Civilization V | Teen Ink

Civilization V

April 11, 2016
By Nestor_Martinez BRONZE, Hemet, California
Nestor_Martinez BRONZE, Hemet, California
4 articles 0 photos 0 comments

The space race may have ended in 1975, but another one has recently captured our attention. Although it may not be a space race that most people are aware of, it is a space race that involves virtual versions of the United States with George Washington and Russia with Catherine the Great, etc. Sid Meier’s Civilization V is a turn based strategy, and a 4X (eXplore, eXpand, eXploit, and eXterminate) game that has you play as one of the dozens of nations and one of their famous leaders,(Gandhi, George Washington, Catherine the Great, etc.) It features online multiplayer that you can play with at the same time with Steam. In Civ V, the game has the option to start from 4000 B.C. all the way to 1990 A.D., and the technology advances as the game does. If you start at 4000 B.C., you start off with warriors with simple swords and as the game advances you discover everything from archers to musketeers to planes to nuclear warfare. In the base game, there are five different ways to claim a victory in Civ V.


The first way to win, time, is the one that takes the longest. The last turn is at the year 2050, and during the game gives you a score based on the number of tiles in your borders, the number of cities in your empire, the number of technologies you have discovered, etc, and by 2050 the person with the most score wins.


The next condition to victory is by science. To win by science, you have to build several parts to a spacecraft called the Alpha Centauri, and be the first civilization to reach space. Discovering technology is a part of Civ V, and it progresses naturally throughout the game. There is a technology branch in which you can choose which technology you want to get depending on your victory goal. You can build buildings and wonders such as national colleges and Oxford University, that help increase the rate of research time.


The third way to win is domination. Domination is the most popular of the bunch, since it is easier and almost every game at least one person cracks and declares war on someone else. Winning by domination is when you capture every other empire’s capital (their first city). Capturing another city is difficult because you have to lower the city’s health to zero and then you have to move a melee unit onto the city. The city can attack back, but it usually doesn’t do much damage against your units.
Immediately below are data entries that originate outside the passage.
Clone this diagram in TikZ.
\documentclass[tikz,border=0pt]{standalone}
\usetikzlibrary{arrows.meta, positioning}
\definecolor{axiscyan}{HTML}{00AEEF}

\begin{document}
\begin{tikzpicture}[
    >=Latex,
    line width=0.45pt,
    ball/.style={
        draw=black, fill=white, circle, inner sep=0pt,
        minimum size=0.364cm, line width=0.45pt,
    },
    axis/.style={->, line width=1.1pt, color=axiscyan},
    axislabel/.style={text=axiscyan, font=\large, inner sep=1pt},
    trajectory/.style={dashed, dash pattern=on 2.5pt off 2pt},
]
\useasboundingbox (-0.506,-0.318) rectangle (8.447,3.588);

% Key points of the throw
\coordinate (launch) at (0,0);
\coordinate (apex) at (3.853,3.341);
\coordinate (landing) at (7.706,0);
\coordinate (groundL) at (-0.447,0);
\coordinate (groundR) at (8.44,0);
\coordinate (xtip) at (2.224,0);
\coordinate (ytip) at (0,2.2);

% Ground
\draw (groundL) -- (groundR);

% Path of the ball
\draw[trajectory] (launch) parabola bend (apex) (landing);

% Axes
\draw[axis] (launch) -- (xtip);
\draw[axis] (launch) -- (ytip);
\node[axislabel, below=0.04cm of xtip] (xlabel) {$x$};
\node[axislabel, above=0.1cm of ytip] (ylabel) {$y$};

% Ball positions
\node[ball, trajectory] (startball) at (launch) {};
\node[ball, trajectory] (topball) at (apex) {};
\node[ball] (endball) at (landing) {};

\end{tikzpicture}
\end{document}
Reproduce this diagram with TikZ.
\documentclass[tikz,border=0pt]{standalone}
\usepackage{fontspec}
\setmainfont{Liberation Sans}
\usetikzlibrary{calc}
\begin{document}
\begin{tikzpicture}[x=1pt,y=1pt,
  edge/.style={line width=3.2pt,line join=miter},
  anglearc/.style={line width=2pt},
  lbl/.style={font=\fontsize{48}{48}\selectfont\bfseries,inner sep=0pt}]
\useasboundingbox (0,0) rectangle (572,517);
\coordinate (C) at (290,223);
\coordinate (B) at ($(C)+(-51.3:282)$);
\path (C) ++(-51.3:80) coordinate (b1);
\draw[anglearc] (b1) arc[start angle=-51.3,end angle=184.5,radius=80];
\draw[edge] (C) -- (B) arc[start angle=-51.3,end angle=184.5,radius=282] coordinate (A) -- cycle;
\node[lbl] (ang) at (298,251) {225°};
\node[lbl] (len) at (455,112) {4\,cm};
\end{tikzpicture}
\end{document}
The fourth victory type is a cultural victory, which is the hardest and the least popular method. To succeed with the cultural victory, you have to complete five branches of the policy trees. Again, wonders and buildings help increase the culture you get per turn which helps you unlock more policies. Social policies also help you in game, like it may help you get more money per turn or be friendlier with other A.I. Going for a cultural victory makes you more vulnerable to other players who are going for the domination victory.


The last victory type is diplomatic. The way to start the diplomatic victory is to build the wonder called the United Nations. You can vote for yourself or other people once per every ten turns. You need seven votes to win. To gain an advantage, there are always A.I. in the game called city-states, and they can be your allies in exchange for gold or units. When they are allies, they can vote for you during the United Nations vote, which makes you victory faster.


There is also DLC for the game, which adds more technology, victory types, and more to Civ V. I recommend you buy the DLC, because it adds a lot more to the game. When it’s not on sale on Steam, the complete cost for the base game and all the DLC is $50, but when it’s on sale it only costs $12. I think anyone who enjoys strategy games should buy Civ V, especially when it’s on sale. I’ve played multiple times with my friends, and I’ve enjoyed the games where it ends in an all out total war, secret science victories, or secret diplomacy alliances. Even though I have only had Civ V for about a month, I know it will be a game that I will always come back to. I give Sid Meier’s Civilization V 10 Giant Death Robots out of 10.